GIVEN TASK> Leave the pictures out and retype the lines from the beginning through the line with "pad, x2: totalRow.i", both ends included.

MATERIAL PROVIDED>
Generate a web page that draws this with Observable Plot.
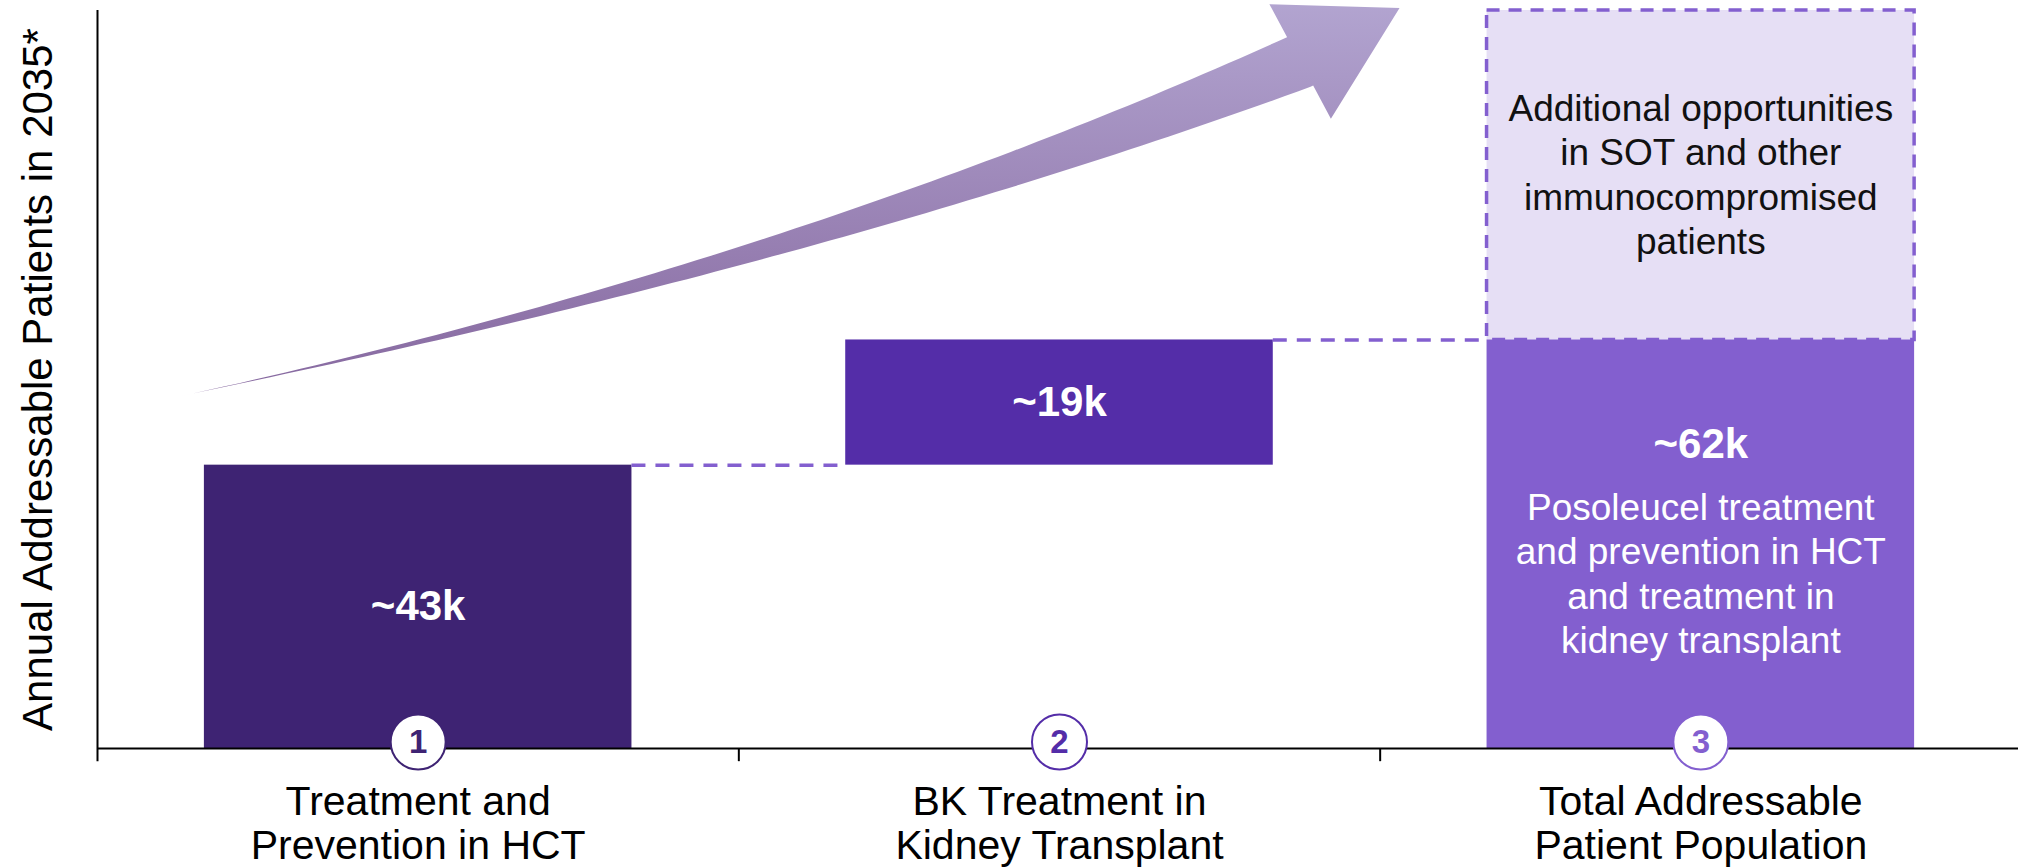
<!DOCTYPE html>
<html>
<head>
<meta charset="utf-8">
<script src="https://cdn.jsdelivr.net/npm/d3@7"></script>
<script src="https://cdn.jsdelivr.net/npm/@observablehq/plot@0.6"></script>
<style>
  html, body { margin: 0; padding: 0; background: #fff; }
  #chart { width: 2018px; height: 868px; overflow: hidden; }
</style>
</head>
<body>
<div id="chart"></div>
<script>
// ---- data ----
const categories = [
  "Treatment and\nPrevention in HCT",
  "BK Treatment in\nKidney Transplant",
  "Total Addressable\nPatient Population"
];
const values = [43, 19, 62];               // thousands of patients
const valueLabels = ["~43k", "~19k", "~62k"];
const stepNumbers = ["1", "2", "3"];
const isTotal = [false, false, true];
const opportunityTop = 112;                // upper extent of the "additional opportunities" box
const opportunityText = "Additional opportunities\nin SOT and other\nimmunocompromised\npatients";
const totalDescription = "Posoleucel treatment\nand prevention in HCT\nand treatment in\nkidney transplant";
const yLabel = "Annual Addressable Patients in 2035*";

// ---- styles ----
const barColors = ["#3e2373", "#542da8", "#835fcf"];
const dashColor = "#835fcf";
const boxFill = "#e6dff5";
const pad = 1 / 6;   // inset of each bar inside its category slot
const font = "'Liberation Sans', Arial, Helvetica, sans-serif";

// ---- derived table (waterfall) ----
let running = 0;
const rows = categories.map((category, i) => {
  const start = isTotal[i] ? 0 : running;
  const end = isTotal[i] ? values[i] : running + values[i];
  if (!isTotal[i]) running = end;
  return {i, category, start, end, mid: (start + end) / 2, label: valueLabels[i],
          num: stepNumbers[i], color: barColors[i], total: isTotal[i]};
});
const connectors = rows.slice(0, -1).map((d, i) => ({level: d.end, x1: i + 1 - pad, x2: i + 1 + pad}));
const totalRow = rows[rows.length - 1];
const opportunity = [{x1: totalRow.i + pad, x2: totalRow.i + 1 - pad, y1: totalRow.end, y2: opportunityTop, text: opportunityText}];

// ---- decorative growth arrow (in chart data units) ----
const arrowSpec = {tail: [0.125, 53.3], bend: [1.098, 73.3], neck: [1.876, 104.2], tip: [2.031, 112.3],
                   neckWidth: 55, headWidth: 130, colorLow: "#86689f", colorHigh: "#b2a4d0"};

function arrowMark(index, scales) {
  const ns = "http://www.w3.org/2000/svg";
  const X = scales.x, Y = scales.y;
  const p = a => [X(a[0]), Y(a[1])];
  const P0 = p(arrowSpec.tail), P1 = p(arrowSpec.bend), P2 = p(arrowSpec.neck), T = p(arrowSpec.tip);
  const up = [], lo = [];
  const N = 80;
  for (let k = 0; k <= N; k++) {
    const t = k / N;
    const a = (1 - t) * (1 - t), b = 2 * t * (1 - t), c = t * t;
    const bx = a * P0[0] + b * P1[0] + c * P2[0];
    const by = a * P0[1] + b * P1[1] + c * P2[1];
    let tx = 2 * (1 - t) * (P1[0] - P0[0]) + 2 * t * (P2[0] - P1[0]);
    let ty = 2 * (1 - t) * (P1[1] - P0[1]) + 2 * t * (P2[1] - P1[1]);
    const L = Math.hypot(tx, ty); tx /= L; ty /= L;
    const nx = -ty, ny = tx;
    const h = arrowSpec.neckWidth / 2 * Math.pow(t, 1.5);
    up.push([bx - h * nx, by - h * ny]);
    lo.push([bx + h * nx, by + h * ny]);
  }
  const ux = T[0] - P2[0], uy = T[1] - P2[1], ul = Math.hypot(ux, uy);
  const hx = -uy / ul, hy = ux / ul;
  const hw = arrowSpec.headWidth / 2, nw = arrowSpec.neckWidth / 2;
  const pts = [...up,
    [P2[0] - nw * hx, P2[1] - nw * hy],
    [P2[0] - hw * hx, P2[1] - hw * hy],
    T,
    [P2[0] + hw * hx, P2[1] + hw * hy],
    [P2[0] + nw * hx, P2[1] + nw * hy],
    ...lo.reverse()];
  const g = document.createElementNS(ns, "g");
  const defs = document.createElementNS(ns, "defs");
  const grad = document.createElementNS(ns, "linearGradient");
  grad.setAttribute("id", "arrowGrad");
  grad.setAttribute("gradientUnits", "userSpaceOnUse");
  grad.setAttribute("x1", 0); grad.setAttribute("x2", 0);
  grad.setAttribute("y1", P0[1]); grad.setAttribute("y2", P2[1] - hw * hy);
  [[0, arrowSpec.colorLow], [1, arrowSpec.colorHigh]].forEach(([o, col]) => {
    const s = document.createElementNS(ns, "stop");
    s.setAttribute("offset", o); s.setAttribute("stop-color", col);
    grad.appendChild(s);
  });
  defs.appendChild(grad);
  g.appendChild(defs);
  const path = document.createElementNS(ns, "path");
  path.setAttribute("d", "M" + pts.map(q => q[0].toFixed(2) + "," + q[1].toFixed(2)).join("L") + "Z");
  path.setAttribute("fill", "url(#arrowGrad)");
  g.appendChild(path);
  return g;
}

const chart = Plot.plot({
  width: 2018,
  height: 868,
  marginLeft: 97,
  marginRight: -3,
  marginTop: 10,
  marginBottom: 120,
  x: {domain: [0, categories.length], axis: null},
  y: {domain: [0, opportunityTop], axis: null},
  color: {type: "identity"},
  style: {fontFamily: font, background: "#fff", overflow: "visible"},
  marks: [
    arrowMark,
    // dashed "additional opportunities" box
    Plot.rect(opportunity, {x1: "x1", x2: "x2", y1: "y1", y2: "y2", fill: boxFill,
      stroke: dashColor, strokeWidth: 3.5, strokeDasharray: "13,9"}),
    Plot.text(opportunity, {x: d => (d.x1 + d.x2) / 2, y: d => (d.y1 + d.y2) / 2, text: "text",
      fontSize: 37, lineHeight: 1.2, fill: "#111", dy: -2}),
    // waterfall bars
    Plot.rect(rows, {x1: d => d.i + pad, x2: d => d.i + 1 - pad, y1: "start", y2: "end", fill: d => d.color}),
    // dashed connectors
    Plot.ruleY(connectors, {y: "level", x1: "x1", x2: "x2", stroke: dashColor, strokeWidth: 3.5, strokeDasharray: "14,10"}),
    // value labels
    Plot.text(rows.filter(d => !d.total), {x: d => d.i + 0.5, y: "mid", text: "label",
      fill: "white", fontWeight: "bold", fontSize: 42}),
    Plot.text(rows.filter(d => d.total), {x: d => d.i + 0.5, y: "mid", text: "label",
      fill: "white", fontWeight: "bold", fontSize: 42, dy: -100}),
    Plot.text(rows.filter(d => d.total), {x: d => d.i + 0.5, y: "mid", text: () => totalDescription,
      fill: "white", fontSize: 37, lineHeight: 1.2, dy: 28}),
    // axes
    Plot.ruleY([0], {stroke: "#000", strokeWidth: 2}),
    Plot.ruleX([0], {y1: -2, y2: opportunityTop, stroke: "#000", strokeWidth: 2}),
    Plot.ruleX(d3.range(1, categories.length + 1), {y1: 0, y2: -2, stroke: "#000", strokeWidth: 2}),
    // numbered circles
    Plot.dot(rows, {x: d => d.i + 0.5, y: 0, r: 27.5, fill: "white", stroke: d => d.color, strokeWidth: 2, dy: -6.5}),
    Plot.text(rows, {x: d => d.i + 0.5, y: 0, text: "num", fill: d => d.color, fontWeight: "bold", fontSize: 33, dy: -6.5}),
    // category labels
    Plot.text(rows, {x: d => d.i + 0.5, y: 0, text: "category", lineAnchor: "top", dy: 35,
      fontSize: 41, lineHeight: 1.07, fill: "#000"}),
    // y-axis title
    Plot.text([yLabel], {frameAnchor: "left", text: d => d, textAnchor: "middle", rotate: -90, dx: -58.5, fontSize: 42, fill: "#000"})
  ]
});
document.getElementById("chart").appendChild(chart);
</script>
</body>
</html>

SOLVED EXERCISE>
Generate a web page that draws this with Observable Plot.
<!DOCTYPE html>
<html>
<head>
<meta charset="utf-8">
<script src="https://cdn.jsdelivr.net/npm/d3@7"></script>
<script src="https://cdn.jsdelivr.net/npm/@observablehq/plot@0.6"></script>
<style>
  html, body { margin: 0; padding: 0; background: #fff; }
  #chart { width: 2018px; height: 868px; overflow: hidden; }
</style>
</head>
<body>
<div id="chart"></div>
<script>
// ---- data ----
const categories = [
  "Treatment and\nPrevention in HCT",
  "BK Treatment in\nKidney Transplant",
  "Total Addressable\nPatient Population"
];
const values = [43, 19, 62];               // thousands of patients
const valueLabels = ["~43k", "~19k", "~62k"];
const stepNumbers = ["1", "2", "3"];
const isTotal = [false, false, true];
const opportunityTop = 112;                // upper extent of the "additional opportunities" box
const opportunityText = "Additional opportunities\nin SOT and other\nimmunocompromised\npatients";
const totalDescription = "Posoleucel treatment\nand prevention in HCT\nand treatment in\nkidney transplant";
const yLabel = "Annual Addressable Patients in 2035*";

// ---- styles ----
const barColors = ["#3e2373", "#542da8", "#835fcf"];
const dashColor = "#835fcf";
const boxFill = "#e6dff5";
const pad = 1 / 6;   // inset of each bar inside its category slot
const font = "'Liberation Sans', Arial, Helvetica, sans-serif";

// ---- derived table (waterfall) ----
let running = 0;
const rows = categories.map((category, i) => {
  const start = isTotal[i] ? 0 : running;
  const end = isTotal[i] ? values[i] : running + values[i];
  if (!isTotal[i]) running = end;
  return {i, category, start, end, mid: (start + end) / 2, label: valueLabels[i],
          num: stepNumbers[i], color: barColors[i], total: isTotal[i]};
});
const connectors = rows.slice(0, -1).map((d, i) => ({level: d.end, x1: i + 1 - pad, x2: i + 1 + pad}));
const totalRow = rows[rows.length - 1];
const opportunity = [{x1: totalRow.i + pad, x2: totalRow.i + 1 - pad, y1: totalRow.end, y2: opportunityTop, text: opportunityText}];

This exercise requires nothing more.